Strong and Gray, working together for the first time on “Armageddon Time,” found much that’s shared in their preferred working styles.
“I could see myself working with him for the rest of my life,” Strong said of Gray. “The work I’ve been doing on this television show for the past five or six years has given me a sense of empowerment in terms of my process and taking ownership over character and trusting my instincts and having a canvas to do that on. But I haven’t done that like this with a filmmaker before.

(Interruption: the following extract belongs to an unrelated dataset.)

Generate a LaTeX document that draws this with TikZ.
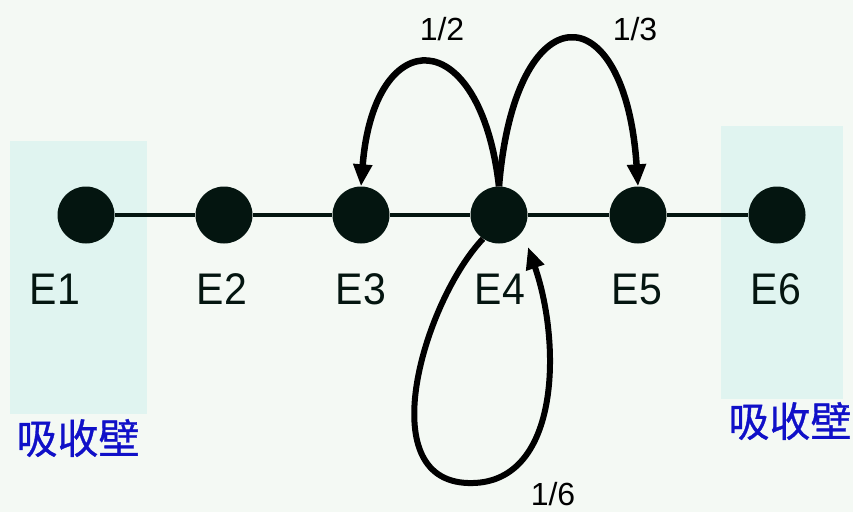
\documentclass[tikz,border=0pt]{standalone}
\usepackage{fontspec}
\usepackage{graphicx}
\setmainfont{Liberation Sans}
\newfontfamily\cjk[FakeBold=0.8]{Noto Sans CJK SC}
\usetikzlibrary{arrows.meta}
\definecolor{bg}{HTML}{F4F9F4}
\definecolor{wall}{HTML}{E0F4F0}
\definecolor{dot}{HTML}{041510}
\definecolor{cjkblue}{HTML}{1010C8}
\begin{document}
\begin{tikzpicture}[x=1pt,y=-1pt,
  state/.style={circle,fill=dot,minimum size=57pt,inner sep=0pt},
  elabel/.style={font=\fontsize{41}{41}\selectfont,text=dot,inner sep=0pt},
  plabel/.style={font=\fontsize{32}{32}\selectfont,text=black,inner sep=0pt},
  wlabel/.style={font=\cjk\fontsize{41}{41}\selectfont,text=cjkblue,inner sep=0pt},
  jump/.style={line width=6.5pt,black,-{Triangle[length=22pt,width=18pt]}},
]
\fill[bg] (0,0) rectangle (853,512);
\useasboundingbox (0,0) rectangle (853,512);
\fill[wall] (10,141) rectangle (147,414);
\fill[wall] (721,126) rectangle (843,399);

\node[state] (E1) at (86,215) {};
\node[state] (E2) at (224,215) {};
\node[state] (E3) at (361,215) {};
\node[state] (E4) at (499,215) {};
\node[state] (E5) at (638,215) {};
\node[state] (E6) at (777,215) {};

\draw[line width=3.5pt,dot] (E1) -- (E2) -- (E3) -- (E4) -- (E5) -- (E6);

\node[elabel] (L1) at (55,289) {\scalebox{1}[1.08]{E1}};
\node[elabel] (L2) at (222,289) {\scalebox{1}[1.08]{E2}};
\node[elabel] (L3) at (361,289) {\scalebox{1}[1.08]{E3}};
\node[elabel] (L4) at (500,289) {\scalebox{1}[1.08]{E4}};
\node[elabel] (L5) at (637,289) {\scalebox{1}[1.08]{E5}};
\node[elabel] (L6) at (776,289) {\scalebox{1}[1.08]{E6}};

\node[plabel] (P2) at (442,29) {1/2};
\node[plabel] (P3) at (635,29) {1/3};
\node[plabel] (P6) at (553,494) {1/6};

\node[wlabel] (W1) at (78,438) {吸收壁};
\node[wlabel] (W2) at (790,421) {吸收壁};

\draw[jump] (E4.north) .. controls (480,22) and (374,22) .. (E3.north);
\draw[jump] (E4.north) .. controls (515,-9) and (625,-9) .. (E5.north);
\coordinate (loopend) at (528,247);
\draw[jump,line width=6pt] (E4.236) .. controls (425,300) and (370,480) .. (468,483)
  .. controls (560,486) and (562,345) .. (loopend);
\end{tikzpicture}
\end{document}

“James, all he’s interested in is unvarnished truth and sort of catching lightning in a bottle,” said Strong. “That’s the most exciting mandate you can possibly have as an actor, and it makes you bold and it makes you take risks. And he doesn’t ever shut that down.”
Though “Armageddon Time” is a departure from his recent films “Lost City of Z” and “Ad Astra,” Gray said it has less to do with the scale of the production than its sense of intimacy and emotional connection.
“What is it that’s important to you, if I can use this word, as an artist? Why is it you want to do this to begin with? Why is cinema important to you?” said Gray. “And I felt that I had gotten too caught up in things that were not directly related to my own experience, and that I spent a lot of my time fighting for my ideas and a lot of time compromising.
“And I didn’t want to compromise. I’m sorry to say that. I was tired of agreeing.” Gray added. “I wanted to return to a place where it would be my voice completely.”